Kötülüğün, artık toplumsal olarak duyarlılık geliştirilmeyecek şekilde yaygınlaşarak sıradanlaşmasıyla hakikat ters yüz olmakta, sui misal emsale dönüşmeye başlamaktadır. Devletler gerekli önlemleri almadıkça, sivil toplum bu alandaki manipülatif yaklaşımlara tepki koymadıkça bu dev sermayeli tekelleşmiş sosyal medya platformları sadece doğru bilgiye erişimi engellemekle kalmayacak, dahası ülkemizin egemenlik haklarını da ihlal etmeye sosyolojik zemin bulacaklardır. Bu bağlamda sivil topluma ve toplumun aydınlarına düşen görev bu platformları yüceltmek, konuya ideolojik körlükle bakmak yerine aklıselimle yaklaşmaktır. Gazze’deki katliama gözlerini ısrarla kapatanlar, Hamas’a olan kinlerini bir kenara koyabilseler bu platformun kirli sicilini, yayın politikalarının korkunç sonuçlarını göreceklerdir.

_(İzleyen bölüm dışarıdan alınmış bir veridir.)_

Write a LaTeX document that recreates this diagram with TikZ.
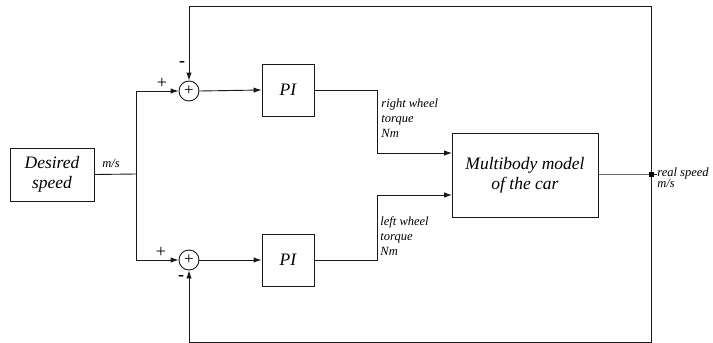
\documentclass[tikz,border=0pt]{standalone}
\usepackage{fontspec}
\setmainfont{Liberation Serif}
\usetikzlibrary{arrows.meta}
\begin{document}
\begin{tikzpicture}[x=1pt,y=-1pt,
  line width=0.9pt, draw=black!90,
  blk/.style={draw, rectangle, inner sep=0pt, font=\fontsize{17.5}{20}\selectfont\itshape, align=center},
  sum/.style={draw, circle, minimum size=20pt, inner sep=0pt, font=\fontsize{17}{17}\selectfont},
  arr/.style={-{Latex[length=8pt,width=5.5pt]}},
  lbl/.style={font=\fontsize{12.5}{15}\selectfont\itshape, align=left, inner sep=0pt},
  sgn/.style={font=\fontsize{18}{18}\selectfont, inner sep=0pt}]
\useasboundingbox (0,0) rectangle (713,343);
\node[blk, minimum width=84pt, minimum height=53pt] (ds) at (52,174.5) {Desired\\speed};
\node[blk, minimum width=52pt, minimum height=52pt] (pi1) at (288,90) {PI};
\node[blk, minimum width=52pt, minimum height=52pt] (pi2) at (288,260) {PI};
\node[blk, minimum width=146pt, minimum height=84pt] (mb) at (525,175) {Multibody model\\of the car};
\node[sum] (s1) at (189,91) {+};
\node[sum] (s2) at (189,260) {+};
\coordinate (split) at (136,174);
\coordinate (dot) at (651,174);
\coordinate (outend) at (657,174);
\coordinate (tr) at (651,6);
\coordinate (br) at (651,342);
\coordinate (j1) at (377,90);
\coordinate (j2) at (377,260);
\coordinate (in1) at (452,153);
\coordinate (in2) at (452,195);
% connections
\draw (ds.east) -- (split);
\draw[arr] (split) |- (s1.west);
\draw[arr] (split) |- (s2.west);
\draw[arr] (s1.east) -- (pi1.west);
\draw[arr] (s2.east) -- (pi2.west);
\draw[arr] (pi1.east) -- (j1) |- (in1);
\draw[arr] (pi2.east) -- (j2) |- (in2);
\draw (mb.east |- dot) -- (dot) -- (outend);
\draw[arr] (dot) -- (tr) -| (s1.north);
\draw[arr] (dot) -- (br) -| (s2.south);
\fill (dot) ++(-2.5,-2.5) rectangle ++(5,5);
% labels
\node[lbl] (lms) at (111,163) {m/s};
\node[lbl, anchor=west] (lr) at (381,118) {right wheel\\torque\\Nm};
\node[lbl, anchor=west] (ll) at (380,236) {left wheel\\torque\\Nm};
\node[lbl, anchor=west, font=\fontsize{12.5}{11}\selectfont\itshape] (lrs) at (657,177.5) {real speed\\m/s};
\node[sgn] (p1) at (162,83) {+};
\node[sgn] (m1) at (182,64) {\textbf{-}};
\node[sgn] (p2) at (161,252) {+};
\node[sgn] (m2) at (181,278) {\textbf{-}};
\end{tikzpicture}
\end{document}
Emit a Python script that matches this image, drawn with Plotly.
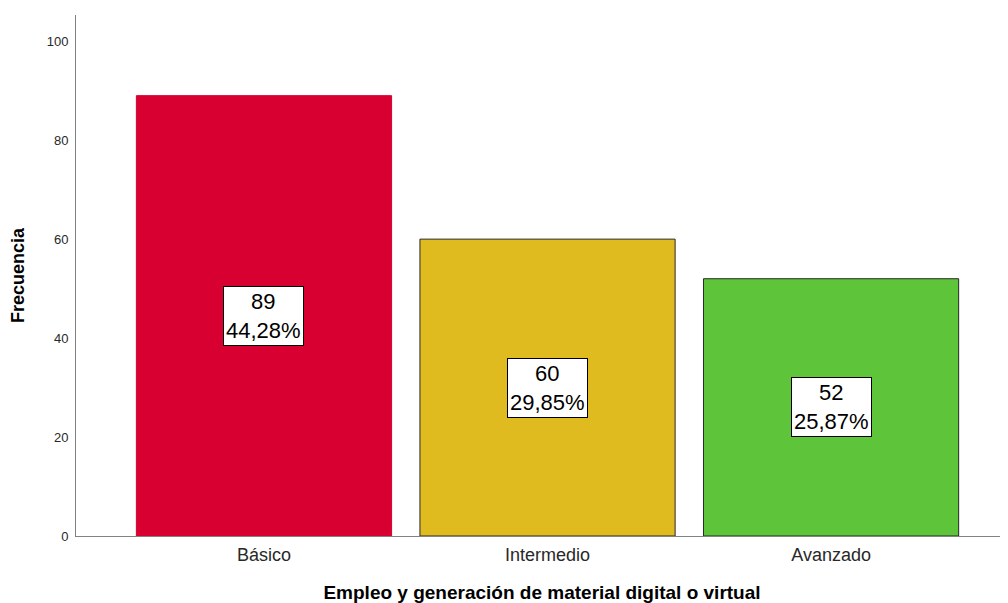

Neler yok ki bu suç yuvasında: İntihara yönlendirme, çocukların cinsel istismarı, müstehcenlik ve fuhuş, kumar oynanması için yer ve imkân sağlama gibi işlenen katalog suçların yanında, soykırım ve savaş suçları ile insanlığa karşı işlenen suçların övüldüğü ve desteklendiği, terör örgütü propagandasının yapıldığı, nefret suçunun işlendiği, özel hayatın gizliliği ile kişisel verilerin ve kişilik haklarının ihlal edildiği, dijital hırsızlık ve dolandırıcılığın yapıldığı, hakaret suçlarının sınırsız işlendiği, uyuşturucu maddenin teşvik edildiği, sahte ürün satışlarının yapıldığı, kara paranın aklandığı, kayıt dışı ticari faaliyetlerin yapıldığı ve vergi kaçırıldığı bir yapıdan bahsediyoruz.
Dahası İnstagram, Gazze’de uygulanan soykırımı örtmekte, Hamas lideri İsmail Heniye’nin kalleşçe katledilmesine tepki ve taziyelere algoritmayla adeta susturucu takmaktadır. Ülkemiz adına üzücü olan ise bazı kesimlerin apaçık olarak soykırımı destekleyen İnstagram’ı siyasi bir malzemeye çevirerek vicdani yaklaşımdan uzaklaşmalarıdır. Soykırıma karşı toplumların vicdanında evrensel düzeyde tepki yükselirken, tarihin doğru tarafında yer almak, insanca zulmü haykırmak yerine “ama Hamas”, “ama Haniye” cümlelerine başlayanların; İnstagram üzerinden hak, hukuk, özgürlük, adalet naraları atması rafine bir tutarsızlık, bilinçli bir kötülüktür.
Muhal bir “sınırsız özgürlük” tahayyülü üzerinden toplumun temel değer yargılarını, ahlaki dokusunu çürüten, devletlerin egemenlik haklarını ihlal eden mecraların engellenmesi sansür olarak adlandırılamaz. Zira ifade özgürlüğünün sınırlarını bir avuç lümpen sözde yarı aydının dünya görüşleri değil toplumsal değerler ve toplumun iradesi ile mündemiç hukuk belirler. Ülkemizin egemenlik haklarını ihlal, toplumsal değerleri imha etmeye ayarlı hiçbir uygulama, platform, mecra “ifade özgürlüğü” üzerinden akredite edilmeye çalışılmamalıdır. İnstagram’ın ve erişim engeli getirilen diğer platformların hukuka uyması, toplumsal ahlaki hassasiyetleri gözeten bir politika benimsemesi durumunda bu platform elbette açılmalı, aksi durumda devlet nesli, akıl sağlığını, toplumsal yapıyı korumaya yönelik her türlü tedbiri almaya devam etmelidir.